Unwelcome visitors. Family feuds. Nagging aunties. The festive season can be a stressful time, especially because we're supposed to be coming together to enjoy ourselves and celebrate the end of another year. And what a year it's been (again).
But if you're approaching the holidays as a newly single parent, there's a whole other minefield to navigate as you try to get through this time.
Who gets the kids on which days?
How do you organise gifts (if you give them)?
And what will you do on days you’re alone?
Parenting solo also means that you may no longer have a sounding board available to you when making important decisions about your child.
Depending on your personal situation, these holidays may be pretty tough – but there are some things you can do to lighten the load. Here's what to think about:
1. Confirm the holiday schedule
Co-parenting is never easy, to begin with, but as long as you put the interests of your child or children first, you should be on the right track.
Discuss the upcoming school holidays with your partner and plan who the kids will stay with on which days or weeks. Depending on the age of your children, they may have specific (and valid) concerns or things they really want to do (Boxing Day with their cousins for example), so listen to their opinions too.
Once the plan has been confirmed by all, agree to stick to it, as it's much less stressful to meet these expectations, instead of trying to juggle last-minute changes.
2. Make time for fun
You've been through a lot, so try and plan some fun activities over these holidays, when you all have a break from work, school and other responsibilities.

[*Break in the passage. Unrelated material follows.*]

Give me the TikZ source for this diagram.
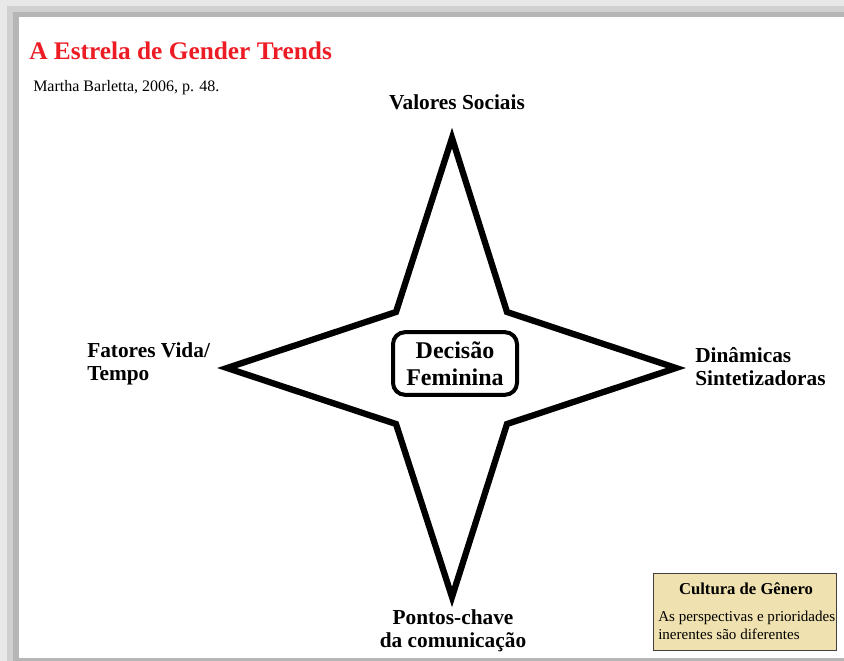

Maybe your kids have always wanted to visit a water park, but you've never actually taken them, or maybe there's a holiday spot your partner always vetoed but is actually on your bucket list?
It's often about reimagining your role as a parent or reprioritising your values, and this often requires a bit of thought.
You may also want to start new traditions together, like eating pizza on Christmas eve and watching old movies? YOU get to decide on all of this, so make the most of it.
3. Travel logistics
If you are going to be flying anywhere internationally with the children, remember that there are laws requiring you to carry official documents with you such as unabridged birth certificates, an affidavit from the other parent granting your official permission, and in some cases even a court order.
These laws are in place to protect children from child trafficking and other crimes, so be sure to check this all before you depart.
Divorce is expensive and your finances have most likely been affected by this recent dramatic life change.
While it can be tempting to overspend as a form of retail therapy, keep those impulse buys as small splurges, bearing in mind that your financial future may be a bit more uncertain now, and you'll need money saved up for rainy days.
Your children can feel loved and appreciated without over expensive gifts, you just have to be creative about your gift-giving, as well as any holiday activities.
5. Don't forget self-care
Once you know the schedule for the upcoming weeks, pencil in things that you want to do when the children are not with you.
This isn't a good time to just "wing it and see", as many people's diaries fill up fast and you don't want to spend too much time alone.
Don't be shy to reach out – maybe it's meeting up with a friend you haven't seen for years, or going on a date, but try to schedule in a new activity per day that you can look forward to.
There is much less stigma attached to divorce and separation these days, so while the next few weeks and months may be tough, know that lighter times are awaiting you. You're strong and resilient and so are your children. You've got this.